Crowdsourcing Design: The Good, the Bad and the Ugly Once merely one of these buzzwords, crowdsourcing has developed into a rapidly growing global industry. Today’s sweatshops are “in the cloud” and a plethora of crowd based projects reaching from the weird to the worrisome calls for a differentiated analysis and critique.
Crowdsourcing is a very controversial concept, especially because it is now applied to so many fields. The crowd has become the source for a great variety of tasks and the incentives are heterogenous as well. The lack of boundaries between work and play makes it so difficult to evaluate crowdsourcing and it gets particularly tricky when the projects are profit-oriented.
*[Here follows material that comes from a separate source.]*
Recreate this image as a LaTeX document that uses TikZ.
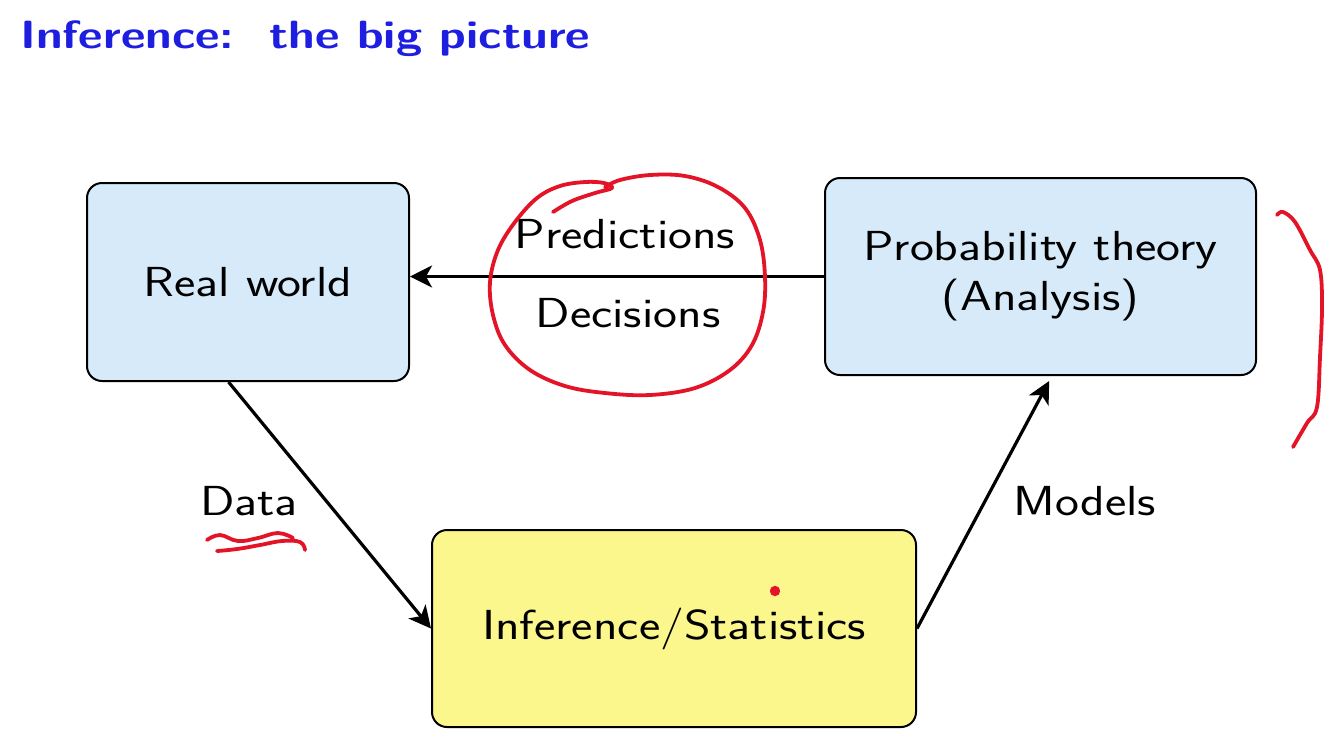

For some, crowdsourcing is “just like Wikipedia, but with everything” — a seemingly utopian idea. However, when the so called wisdom of the crowds turns into precarious crowd-labour, with all risks being outsourced to the workers, it becomes indistinguishable from exploitation. While a large section of the crowdsourcing industry is organised the way that workers get micro-payment for mirco-tasks, the crowdsourcing of design is characteristically organised through contests.
In this model, the platform providers take a forty percent cut upfront from the money paid by external clients while the designers compete, with a chance of one in a hundred, to eventually get paid for the work they have done beforehand. But there are also platforms that try to organise crowdsourcing in a way that is fair for all stakeholders.